When I teach Economics, I often find myself teaching about the effects of a tax on the supply and demand curves for a product. While a tax can be levied on a producer or a consumer, it is generally the case that the producer and consumer will each pay a portion of that tax in the end, once the equilibrium price changes in response to the tax. Indeed, the degree to which a consumer and producer share the cost of a tax depends on how willing those agents are to change their behavior in response to a change in price. In economic language, we say that who actually pays a tax “depends on the elasticities.”
I found myself thinking of this recently when I learned that merchants now have the opportunity to charge a fee to customers who use credit cards to pay for products.  It seems that fees previously paid by merchants can now be added to consumer’s bills, resulting in as much as a 4% increase in the current price charged for a product. This disturbed me, since I tend to use credit cards as if they were charge cards instead of cash. While the current price of products already reflects the fees charged to merchants, an additional fee over and above the current price is something I would like to avoid. I know that there are ways to avoid paying this fee, such as using cash, but I find the potential loss of convenience annoying. And so I resolved that I would not pay these extra fees.
My first step in keeping this resolution is to ask merchants if they are passing along these fees, even before I shop for anything. My understanding is that if they do add such fees, they are required to tell you before you shop, but do not have to tell you what the fee is until you check out. It is interesting that so far I have not found any workers in the several stores I have visited who admitted to taking advantage of this potential change in policy. All denied that I would be charged such a fee, and one even said “oh, we never do that” Most had no knowledge of the possibility.
So far, this inquiry has not been a difficult addition to my shopping excursions, and so far I have not found myself needing to go to another store to avoid the fees. However, I did receive several confused looks from the employees I spoke to. I am curious about whether my readers have noticed such a fee being added onto the cost of their purchases when using credit cards.
But no look was more confused than the look I received from a man who was wearing a shirt that looked identical to the one worn by the employees at my usual supermarket. He was helping his wife as she checked out with their groceries, and could have easily been one of the employees who often come by to help customers like me work the self-checkout lanes. Luckily, I asked him if he worked there before I asked him if he charged an extra fee for credit cards. I was very glad that my daughter was not with me that time!

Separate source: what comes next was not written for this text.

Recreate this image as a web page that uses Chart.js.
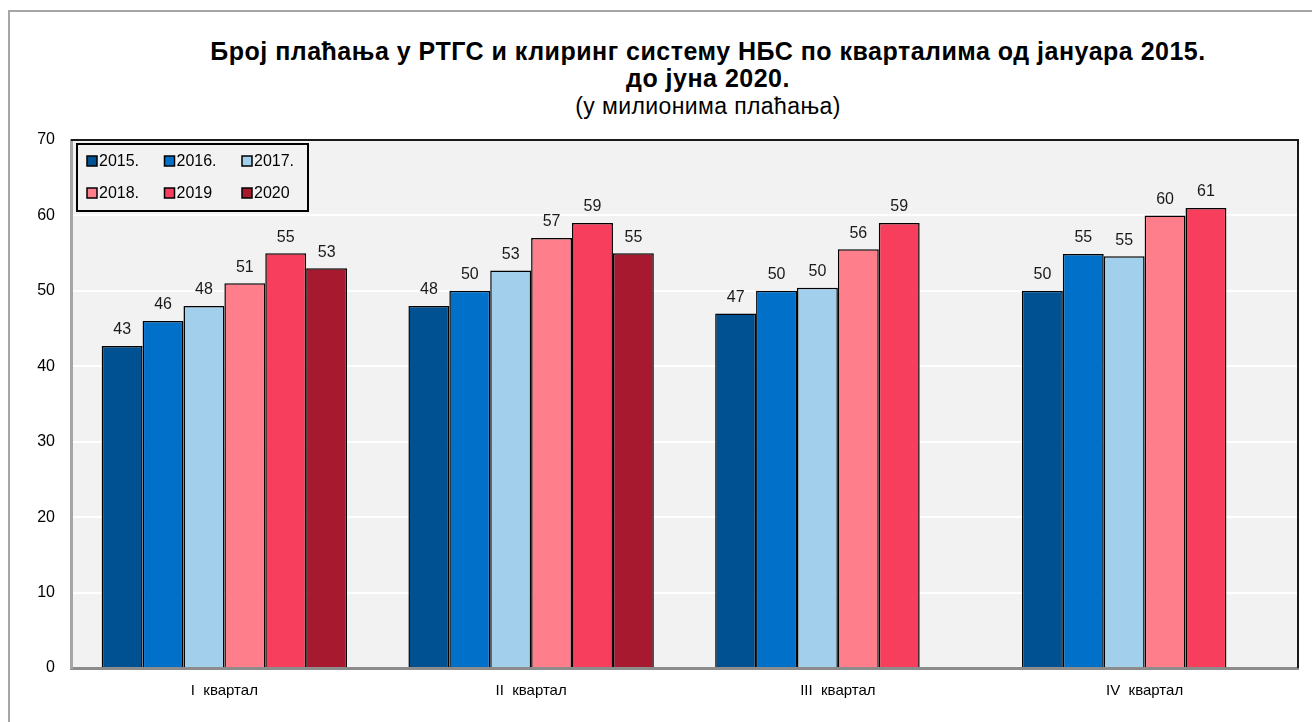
<!DOCTYPE html>
<html>
<head>
<meta charset="utf-8">
<script src="https://cdn.jsdelivr.net/npm/chart.js@4"></script>
<style>
  body { margin: 0; background: #fff; }
  #wrap { position: relative; width: 1312px; height: 722px; overflow: hidden; }
  #frame { position: absolute; left: 8px; top: 10px; width: 1400px; height: 800px; border-left: 2px solid #a6a6a6; border-top: 2px solid #a6a6a6; }
  #title { position: absolute; left: 108px; width: 1200px; top: 38px; text-align: center; font-family: "Liberation Sans", Arial, sans-serif; color: #000; }
  #title .main { font-weight: bold; font-size: 25px; line-height: 27px; letter-spacing: 0.5px; }
  #title .sub { font-size: 23px; line-height: 29px; letter-spacing: 0.4px; }
  canvas { position: absolute; left: 0; top: 0; }
</style>
</head>
<body>
<div id="wrap">
  <div id="frame"></div>
  <div id="title">
    <div class="main">Број плаћања у РТГС и клиринг систему НБС по кварталима од јануара 2015.<br>до јуна 2020.</div>
    <div class="sub">(у милионима плаћања)</div>
  </div>
  <canvas id="myChart" width="1312" height="722"></canvas>
</div>
<script>
const quarters = ['I  квартал', 'II  квартал', 'III  квартал', 'IV  квартал']
const years = ['2015.', '2016.', '2017.', '2018.', '2019', '2020']
const yearColors = ['#005191', '#0070c9', '#a2cfeb', '#ff7e8b', '#f73e5c', '#a6192f']
const v2015 = [42.7, 48, 47, 50]
const v2016 = [46, 50, 50, 54.9]
const v2017 = [48, 52.7, 50.4, 54.6]
const v2018 = [51, 57, 55.5, 60]
const v2019 = [55, 59, 59, 61]
const v2020 = [53, 55, null, null]
const yTicks = [0, 10, 20, 30, 40, 50, 60, 70]

const seriesValues = [v2015, v2016, v2017, v2018, v2019, v2020]
var dataSet = years.map((y, i) => {
    return {
        label: y,
        data: seriesValues[i],
        backgroundColor: yearColors[i],
        borderColor: '#000',
        borderWidth: 1.5,
        borderSkipped: 'bottom'
    }
})

const FONT = '"Liberation Sans", Arial, sans-serif'

// plot background and dark top/right border
const plotBg = {
    id: 'plotBg',
    beforeDraw(chart) {
        const {ctx, chartArea: a} = chart
        ctx.save()
        ctx.fillStyle = '#f2f2f2'
        ctx.fillRect(a.left, a.top, a.right - a.left, a.bottom - a.top)
        ctx.restore()
    },
    afterDatasetsDraw(chart) {
        const {ctx, chartArea: a} = chart
        ctx.save()
        ctx.strokeStyle = '#1a1a1a'
        ctx.lineWidth = 2
        ctx.beginPath()
        ctx.moveTo(a.left, a.top)
        ctx.lineTo(a.right, a.top)
        ctx.lineTo(a.right, a.bottom)
        ctx.stroke()
        ctx.restore()
    }
}

// value labels above bars
const valueLabels = {
    id: 'valueLabels',
    afterDatasetsDraw(chart) {
        const ctx = chart.ctx
        ctx.save()
        ctx.font = '16px ' + FONT
        ctx.fillStyle = '#1a1a1a'
        ctx.textAlign = 'center'
        ctx.textBaseline = 'bottom'
        chart.data.datasets.forEach((ds, i) => {
            chart.getDatasetMeta(i).data.forEach((bar, j) => {
                const v = ds.data[j]
                if (v === null || v === undefined) return
                ctx.fillText(Math.round(v), bar.x, bar.y - 8)
            })
        })
        ctx.restore()
    }
}

// boxed legend in the top left corner of the plot
const boxLegend = {
    id: 'boxLegend',
    afterDraw(chart) {
        const {ctx, chartArea: a} = chart
        const x0 = a.left + 6, y0 = a.top + 4, w = 231, h = 67
        ctx.save()
        ctx.fillStyle = '#f2f2f2'
        ctx.fillRect(x0, y0, w, h)
        ctx.strokeStyle = '#000'
        ctx.lineWidth = 2
        ctx.strokeRect(x0, y0, w, h)
        ctx.font = '16px ' + FONT
        ctx.textBaseline = 'middle'
        ctx.fillStyle = '#000'
        chart.data.datasets.forEach((ds, i) => {
            const col = i % 3, row = Math.floor(i / 3)
            const mx = x0 + 10 + col * 77.5
            const my = y0 + 17 + row * 32
            ctx.fillStyle = ds.backgroundColor
            ctx.fillRect(mx, my - 5, 10, 10)
            ctx.strokeStyle = '#000'
            ctx.lineWidth = 1.5
            ctx.strokeRect(mx, my - 5, 10, 10)
            ctx.fillStyle = '#000'
            ctx.fillText(ds.label, mx + 12, my + 1)
        })
        ctx.restore()
    }
}

const ctx = document.getElementById('myChart').getContext('2d')
const myChart = new Chart(ctx, {
    type: 'bar',
    data: {
        labels: quarters,
        datasets: dataSet
    },
    options: {
        responsive: false,
        animation: false,
        layout: { padding: { top: 140, right: 14, left: 0, bottom: 0 } },
        datasets: { bar: { barPercentage: 1, categoryPercentage: 0.8 } },
        scales: {
            x: {
                afterFit: (s) => { s.height = 54 },
                grid: { display: false, drawTicks: false },
                border: { display: true, color: '#8c8c8c', width: 3 },
                ticks: { color: '#000', padding: 14, font: { family: FONT, size: 15 } }
            },
            y: {
                min: 0,
                max: 70,
                afterFit: (s) => { s.width = 71 },
                afterBuildTicks: (s) => { s.ticks = yTicks.map(v => ({ value: v })) },
                grid: { color: '#ffffff', lineWidth: 2, drawTicks: false },
                border: { display: true, color: '#a6a6a6', width: 3 },
                ticks: { color: '#000', padding: 16, font: { family: FONT, size: 16 } }
            }
        },
        plugins: {
            legend: { display: false },
            title: { display: false },
            tooltip: { enabled: false }
        }
    },
    plugins: [plotBg, valueLabels, boxLegend]
})
</script>
</body>
</html>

I suspect that I will need to revise my approach when I shop with my daughter, as she has reached the age where anything that mom does is embarrassing. For example, last week she asked me to come watch her at her basketball practice. Apparently, I did a few things that embarrassed her, such as standing in the wrong section (the moms always stand by the other door…) and, God forbid, clapping and cheering a little when she got the ball in the basket. Indeed, it seems that my clothes and my hair style are not measuring up to her standards lately. It was only a few weeks ago, when she told me “mom, would you PLEASE look younger.” I had trouble explaining to her that I am afraid that there are some things that one just can’t buy at the local grocery store, using either cash or credit, no matter what the price.